Are you coming across at the right level?
Becoming proficient at executive communications is critical for every mid-level manager.
Many leaders are very comfortable communicating downward or with peers, but when it comes to talking with top executives they are not able to hit the right tone. It’s a very different thing.
I’ve come up with eight (8) simple check points that you can use grade yourself when you prepare and deliver your next executive communication or presentation.
1. Outside vs. Inside
I remember one time a group of mid-level managers were presenting a plan for a new project to an executive.
They had a very nice presentation with slides showing what they proposed to build and why it would be useful. The presentation went on for some time and finally the executive interrupted and said, “I agree you have got the picture right, but the issue is that our competition has been doing this for months, why are you proposing this now?”
They had no answer.
Make sure that you set your communications in the context of external reality. Talk to customers, talk to sales people. Find out what competitors are doing. Make sure you have incorporated that knowledge into your communications or your point of view will seem small and insular.
2. Short vs. Long
Get to the point, please. I can’t tell you how many times leaders presented to me, where 46 minutes into a one hour meeting I’d have to say, “What is this meeting about?”
If you are talking or presenting to an executive, make sure you can make your point in one page and/or three (3) minutes. Use that brevity to earn more time.
Describing how fascinating and complete your research was before you ever get to the point doesn’t help you. I can tell you that have spent days filtering the content of an important executive presentation down to its core points so that I could cover it in five minutes. It was always worth it.
3. Meaning vs. Detail
Don’t make your executive audience do the work to process the detail to get the meaning. Instead of going through all the data you could say, “There is only one number on this whole spreadsheet which is of concern and here is why.”
While some executives might want to drag you into detail or challenge you on facts, this does not absolve you of the responsibility to have an opinion on what the most important take-aways are.
4. Outcome vs. Activity
Check your language. Are you taking about important outcomes, or describing activities?
All the things you are doing — all of your project plans, all of your travels, all of your meetings, all of your development — those are activities. So what? Did quality improve? Did pipeline grow? Did time to close sales get shorter? Did clients provide references?
Check your titles and headlines. Turn them all into outcomes. What happened? Why does it matter?
5. Plain speak vs. Jargon
Be easily understandable and relevant. Leave your jargon, your acronyms, and your project names back inside your team.
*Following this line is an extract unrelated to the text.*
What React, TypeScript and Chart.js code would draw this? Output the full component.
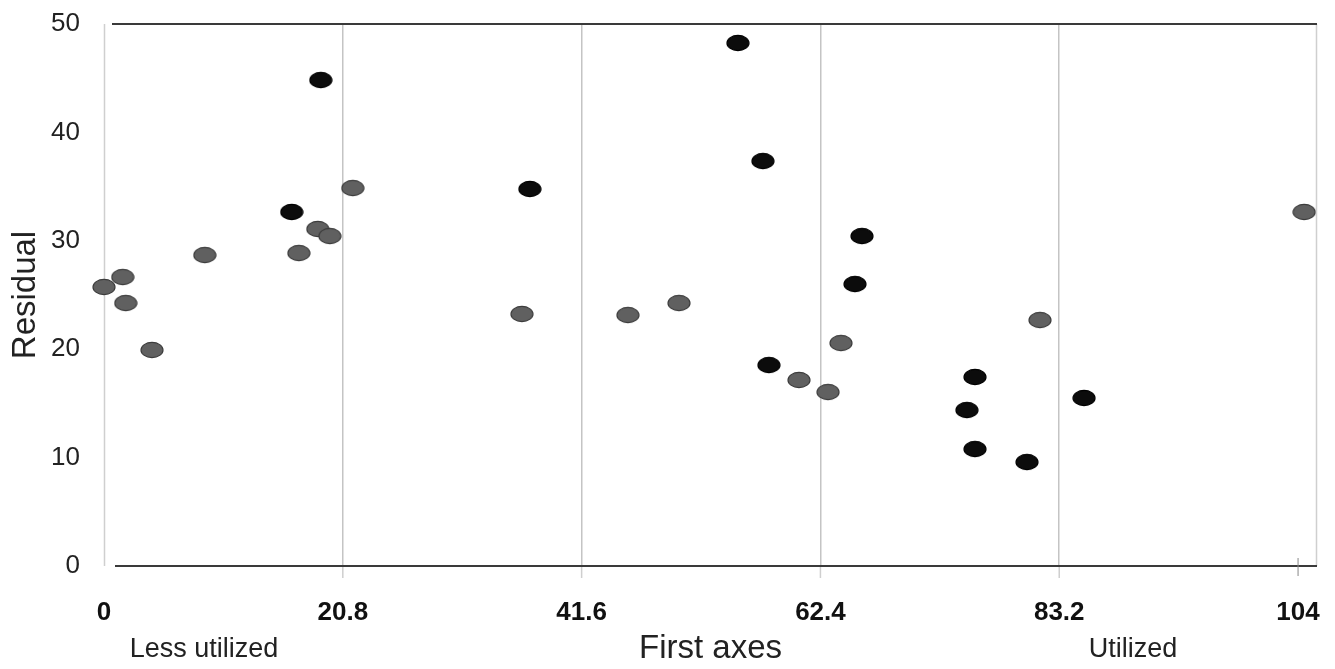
import React, { useEffect, useRef } from "react";
import { Chart, registerables } from "chart.js";

Chart.register(...registerables);

// ---- data ----
const xTicks = [0, 20.8, 41.6, 62.4, 83.2, 104];
const yTicks = [0, 10, 20, 30, 40, 50];
const xGridValues = [20.8, 41.6, 62.4, 83.2];

const darkX = [18.88, 16.35, 37.09, 55.21, 57.39, 66.02, 65.41, 57.91, 75.86, 75.16, 75.86, 80.39, 85.36];
const darkY = [44.83, 32.66, 34.78, 48.25, 37.36, 30.44, 26.01, 18.54, 17.44, 14.39, 10.79, 9.59, 15.5];

const grayX = [0.0, 1.63, 1.89, 4.18, 8.78, 16.97, 18.62, 19.67, 21.67, 36.4, 45.63, 50.08, 60.53, 63.06, 64.19, 81.52, 104.53];
const grayY = [25.74, 26.66, 24.26, 19.93, 28.69, 28.87, 31.09, 30.44, 34.87, 23.25, 23.15, 24.26, 17.16, 16.05, 20.57, 22.69, 32.66];

const xTitle = "First axes";
const yTitle = "Residual";
const leftNote = "Less utilized";
const rightNote = "Utilized";

const FONT = "'Liberation Sans', Arial, sans-serif";

function makeEllipse(fill: string, stroke: string): HTMLCanvasElement {
  const c = document.createElement("canvas");
  c.width = 24;
  c.height = 18;
  const g = c.getContext("2d")!;
  g.beginPath();
  g.ellipse(12, 9, 11, 7.6, 0, 0, Math.PI * 2);
  g.fillStyle = fill;
  g.fill();
  g.lineWidth = 1.2;
  g.strokeStyle = stroke;
  g.stroke();
  return c;
}

const framePlugin = {
  id: "frame",
  beforeDatasetsDraw(chart: any) {
    const { ctx, chartArea } = chart;
    const { left, right, top, bottom } = chartArea;
    const xs = chart.scales.x;
    ctx.save();
    ctx.strokeStyle = "#cfcfcf";
    ctx.lineWidth = 1.5;
    ctx.beginPath();
    ctx.moveTo(left + 0.5, top);
    ctx.lineTo(left + 0.5, bottom);
    ctx.moveTo(right - 0.5, top);
    ctx.lineTo(right - 0.5, bottom);
    xGridValues.forEach((v) => {
      const px = xs.getPixelForValue(v);
      ctx.moveTo(px, bottom);
      ctx.lineTo(px, bottom + 12);
    });
    ctx.stroke();
    ctx.strokeStyle = "#3a3a3a";
    ctx.lineWidth = 1.8;
    ctx.beginPath();
    ctx.moveTo(left + 8, top);
    ctx.lineTo(right, top);
    ctx.moveTo(left + 11, bottom);
    ctx.lineTo(right, bottom);
    ctx.stroke();
    const px = xs.getPixelForValue(104);
    ctx.strokeStyle = "#888";
    ctx.lineWidth = 1;
    ctx.beginPath();
    ctx.moveTo(px, bottom - 8);
    ctx.lineTo(px, bottom + 10);
    ctx.stroke();
    ctx.restore();
  },
  afterDraw(chart: any) {
    const { ctx } = chart;
    ctx.save();
    ctx.fillStyle = "#222";
    ctx.font = `27px ${FONT}`;
    ctx.textAlign = "center";
    ctx.textBaseline = "alphabetic";
    ctx.fillText(leftNote, 204, 657);
    ctx.fillText(rightNote, 1133, 657);
    ctx.restore();
  },
};

export default function App() {
  const ref = useRef<HTMLCanvasElement | null>(null);

  useEffect(() => {
    if (!ref.current) return;
    const darkStyle = makeEllipse("#0c0c0c", "#000000");
    const grayStyle = makeEllipse("#606060", "#3c3c3c");
    const chart = new Chart(ref.current, {
      type: "scatter",
      data: {
        datasets: [
          {
            label: "gray",
            data: grayX.map((x, i) => ({ x, y: grayY[i] })),
            pointStyle: grayStyle as any,
            pointRadius: 11,
            backgroundColor: "#606060",
            clip: false as any,
          },
          {
            label: "dark",
            data: darkX.map((x, i) => ({ x, y: darkY[i] })),
            pointStyle: darkStyle as any,
            pointRadius: 11,
            backgroundColor: "#0c0c0c",
            clip: false as any,
          },
        ],
      },
      options: {
        animation: false,
        responsive: false,
        maintainAspectRatio: false,
        layout: { autoPadding: false, padding: { top: 24, right: 18, left: 0, bottom: 0 } } as any,
        plugins: { legend: { display: false }, tooltip: { enabled: false } },
        scales: {
          x: {
            type: "linear",
            min: 0,
            max: 105.65,
            afterBuildTicks: (axis: any) => {
              axis.ticks = xTicks.map((v) => ({ value: v }));
            },
            afterFit: (axis: any) => {
              axis.height = 103;
            },
            ticks: {
              autoSkip: false,
              maxRotation: 0,
              padding: 0,
              color: "#111",
              font: { family: FONT, size: 26, weight: "bold" },
              callback: (v: any) => String(v),
            },
            grid: {
              drawTicks: true,
              tickLength: 31,
              tickColor: "rgba(0,0,0,0)",
              lineWidth: 1.5,
              color: (ctx: any) =>
                ctx.tick && xGridValues.includes(ctx.tick.value) ? "#c4c4c4" : "rgba(0,0,0,0)",
            },
            border: { display: false },
            title: {
              display: true,
              text: xTitle,
              color: "#222",
              font: { family: FONT, size: 33 },
              padding: { top: 0, bottom: 0 },
            },
          },
          y: {
            type: "linear",
            min: 0,
            max: 50,
            afterBuildTicks: (axis: any) => {
              axis.ticks = yTicks.map((v) => ({ value: v }));
            },
            afterFit: (axis: any) => {
              axis.width = 104;
            },
            ticks: {
              padding: 0,
              color: "#222",
              font: { family: FONT, size: 26 },
            },
            grid: {
              display: true,
              drawOnChartArea: false,
              drawTicks: true,
              tickLength: 24,
              color: "rgba(0,0,0,0)",
              tickColor: "rgba(0,0,0,0)",
            },
            border: { display: false },
            title: {
              display: true,
              text: yTitle,
              color: "#222",
              font: { family: FONT, size: 33 },
              padding: { top: 6, bottom: 0 },
            },
          },
        },
      },
      plugins: [framePlugin],
    });
    return () => chart.destroy();
  }, []);

  return (
    <div style={{ position: "fixed", left: 0, top: 0, width: 1335, height: 669, background: "#fff" }}>
      <canvas ref={ref} width={1335} height={669} style={{ width: 1335, height: 669 }} />
    </div>
  );
}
When you get to talk to an executive, you need to create an entirely different communication tool to do the communicating than you use to manage the work. A communication tool that is in their language, not yours.
You can learn their secret language simply be being observant and listening. Listen for what they care about and the words they use to describe it. What they say becomes your allowable dictionary. Translate.
6. Story vs. Status
I have found that executives respond really well to stories, examples, memorable tag lines. Turn your information into an interesting story.
Share how your project impacted the life of a particular customer or employee. Give them a story with a beginning a middle and an end with concrete elements. A good story is one that involves an actual person, a story that they can remember and repeat easily.
7. Proposing vs. Reporting
I was talking to a CEO one day about a problem the company was having in its business. I suggested that he assign one of the directors to work on that problem, and he said, “No, I don’t trust him to own and solve the problem — he is more of a reporter.” Ouch!
While identifying problems is important, and articulating them can make you seem insightful, check your language and make sure you are not just reporting problems, but taking ownership and proposing solutions to fix them too.
8. In Control/Calm vs. Defensive/Angry
Finally, one of the most important aspects of executive communications is to not get shaken up when you get confronted with something uncomfortable or upsetting.
It might be a question you don’t know the answer to, or an attack from a peer, or subtle undermining comment about your team. These things happen to everyone.
Stay calm, stay in control. “That’s an interesting question, I’ll need to get the answer. That is an interesting point of view, I haven’t seen that myself, but I’ll look into it. Well the data shows this, but if you disagree, I’m happy to talk about that offline.”
I have found that not getting shaken by attacks, and in fact treating them with a level of calm seriousness, it makes the attacker more nervous than you are. They think, “Oh crap, now I have to do actual work follow up this shallow attack.” They often shut up.